Denis Johnson sets his swift, tense new novel, The Laughing Monsters, in this moral and political muddle. Roland Nair flies into Freetown, Sierra Leone, with the supposed agenda of reconnecting with a friend to possibly embark on a moneymaking venture. As he dodges familiar faces at the airport and checks in with his contacts back home, Johnson gives us brief glimpses of Nair's shadowy, unreliable nature. In Nair's friend, African Michael Adriko, Johnson draws a very different character, one who's equally mysterious but imbued with life, depth, and loss.

Nair's perception of this hot, troubled part of the world fuels the first stages of The Laughing Monsters. (Ebola is not yet a factor here.) Its global scope could come as a surprise to those who have only read Jesus' Son, Johnson's brilliant short-story collection of functional, parched-dry prose. In that book, the stark, wintry Midwest is seen though the reddened eyes of drug addicts with Carver-esque simplicity and profundity. Here, Johnson more closely echoes his National Book Award-winning Tree of Smoke, a lengthy 2007 novel about coiled allegiances during the Vietnam War. That book drew comparisons to Graham Greene, and The Laughing Monsters will, too.

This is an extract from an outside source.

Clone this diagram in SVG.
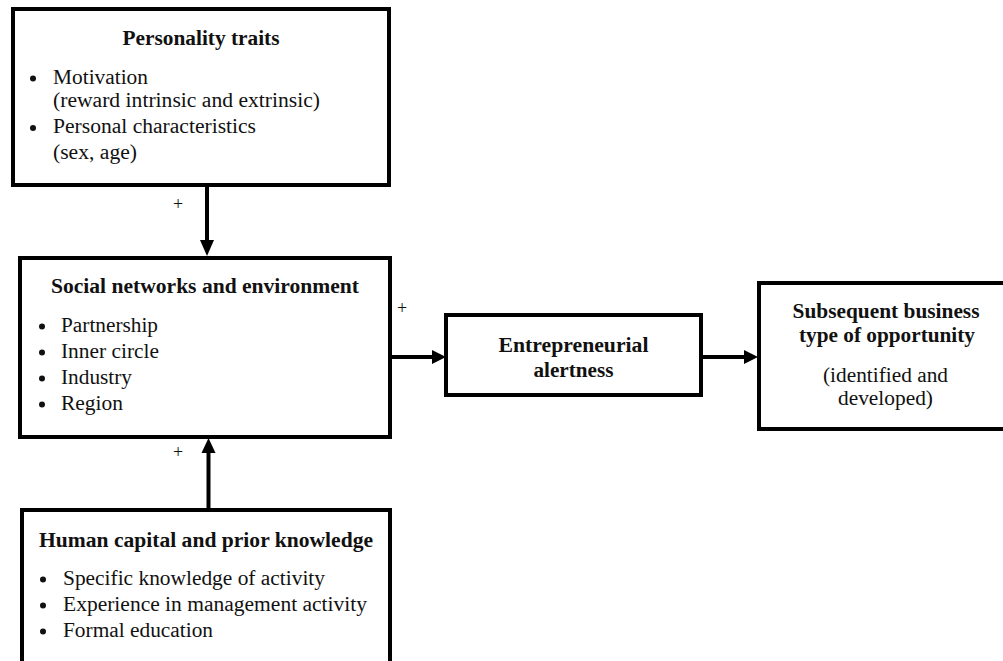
<svg xmlns="http://www.w3.org/2000/svg" width="1003" height="661" viewBox="0 0 1003 661">
<defs>
<style>
.box{fill:#fff;stroke:#000;stroke-width:4}
.t{font-family:"Liberation Serif","Times New Roman",serif;font-size:20px;fill:#111}
.b{font-weight:bold;text-anchor:middle}
.c{text-anchor:middle}
.plus{font-family:"Liberation Serif","Times New Roman",serif;font-size:18px;fill:#111;text-anchor:middle}
.dot{fill:#111}
.ln{stroke:#000;stroke-width:4;fill:none}
.ah{fill:#000}
</style>
</defs>
<rect width="1003" height="661" fill="#fff"/>
<g id="connectors">
<line class="ln" x1="207" y1="186" x2="207" y2="242"/>
<polygon class="ah" points="200,240 214,240 207,256"/>
<line class="ln" x1="208.5" y1="509" x2="208.5" y2="451"/>
<polygon class="ah" points="201.5,453 215.5,453 208.5,438"/>
<line class="ln" x1="392" y1="357" x2="434" y2="357"/>
<polygon class="ah" points="432,350 432,364 446,357"/>
<line class="ln" x1="703" y1="357" x2="746" y2="357"/>
<polygon class="ah" points="744,350 744,364 758,357"/>
<text class="plus" x="178" y="210">+</text>
<text class="plus" x="178" y="458">+</text>
<text class="plus" x="402" y="314">+</text>
</g>
<g id="personality">
<rect class="box" x="13" y="9" width="376" height="176"/>
<text class="t b" x="201" y="45" textLength="157" lengthAdjust="spacingAndGlyphs">Personality traits</text>
<circle class="dot" cx="33" cy="78.5" r="3"/>
<text class="t" x="53" y="84" textLength="95" lengthAdjust="spacingAndGlyphs">Motivation</text>
<text class="t" x="53" y="107" textLength="267" lengthAdjust="spacingAndGlyphs">(reward intrinsic and extrinsic)</text>
<circle class="dot" cx="33" cy="128" r="3"/>
<text class="t" x="53" y="133" textLength="203" lengthAdjust="spacingAndGlyphs">Personal characteristics</text>
<text class="t" x="53" y="159" textLength="84" lengthAdjust="spacingAndGlyphs">(sex, age)</text>
</g>
<g id="social">
<rect class="box" x="20" y="258" width="370" height="179"/>
<text class="t b" x="205" y="293" textLength="308" lengthAdjust="spacingAndGlyphs">Social networks and environment</text>
<circle class="dot" cx="42" cy="326.5" r="3"/>
<text class="t" x="61" y="332" textLength="97" lengthAdjust="spacingAndGlyphs">Partnership</text>
<circle class="dot" cx="42" cy="352.5" r="3"/>
<text class="t" x="61" y="358" textLength="98" lengthAdjust="spacingAndGlyphs">Inner circle</text>
<circle class="dot" cx="42" cy="378.5" r="3"/>
<text class="t" x="61" y="384" textLength="71" lengthAdjust="spacingAndGlyphs">Industry</text>
<circle class="dot" cx="42" cy="404.5" r="3"/>
<text class="t" x="61" y="410" textLength="62" lengthAdjust="spacingAndGlyphs">Region</text>
</g>
<g id="human">
<rect class="box" x="22" y="510" width="368" height="180"/>
<text class="t b" x="206" y="547" textLength="334" lengthAdjust="spacingAndGlyphs">Human capital and prior knowledge</text>
<circle class="dot" cx="43" cy="579.5" r="3"/>
<text class="t" x="63" y="585" textLength="262" lengthAdjust="spacingAndGlyphs">Specific knowledge of activity</text>
<circle class="dot" cx="43" cy="605.5" r="3"/>
<text class="t" x="63" y="611" textLength="304" lengthAdjust="spacingAndGlyphs">Experience in management activity</text>
<circle class="dot" cx="43" cy="631.5" r="3"/>
<text class="t" x="63" y="637" textLength="150" lengthAdjust="spacingAndGlyphs">Formal education</text>
</g>
<g id="alertness">
<rect class="box" x="446" y="315" width="255" height="80"/>
<text class="t b" x="573.5" y="352" textLength="150" lengthAdjust="spacingAndGlyphs">Entrepreneurial</text>
<text class="t b" x="573.5" y="377" textLength="80" lengthAdjust="spacingAndGlyphs">alertness</text>
</g>
<g id="opportunity">
<rect class="box" x="759" y="283" width="256" height="146"/>
<text class="t b" x="886" y="318" textLength="187" lengthAdjust="spacingAndGlyphs">Subsequent business</text>
<text class="t b" x="887" y="342" textLength="176" lengthAdjust="spacingAndGlyphs">type of opportunity</text>
<text class="t c" x="885.5" y="382" textLength="125" lengthAdjust="spacingAndGlyphs">(identified and</text>
<text class="t c" x="885.5" y="405" textLength="95" lengthAdjust="spacingAndGlyphs">developed)</text>
</g>
</svg>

Actually, I kept thinking of Joseph Conrad's Heart of Darkness. As Nair and Adriko's moneymaking plan unravels—and as Nair's hidden agendas (there are several) reveal themselves—they're forced to keep moving, first to Uganda, then to the isolated bush of Democratic Republic of the Congo. Nair collapses into alcoholism as his loyalties scatter; the further off the map he and Adriko travel, the more their identities are stifled and eventually stripped.

The story, told via Nair's alcohol-dulled senses, hurtles along confusedly, and Johnson rarely stops long enough to get the reader situated. But his vivid, panicked prose offers something more rewarding than a painstakingly plotted thriller. Nair's ultimate loyalty, like that of most men, is malleable under duress, and Johnson knows—as Conrad did—that there are no easy answers in the darkness.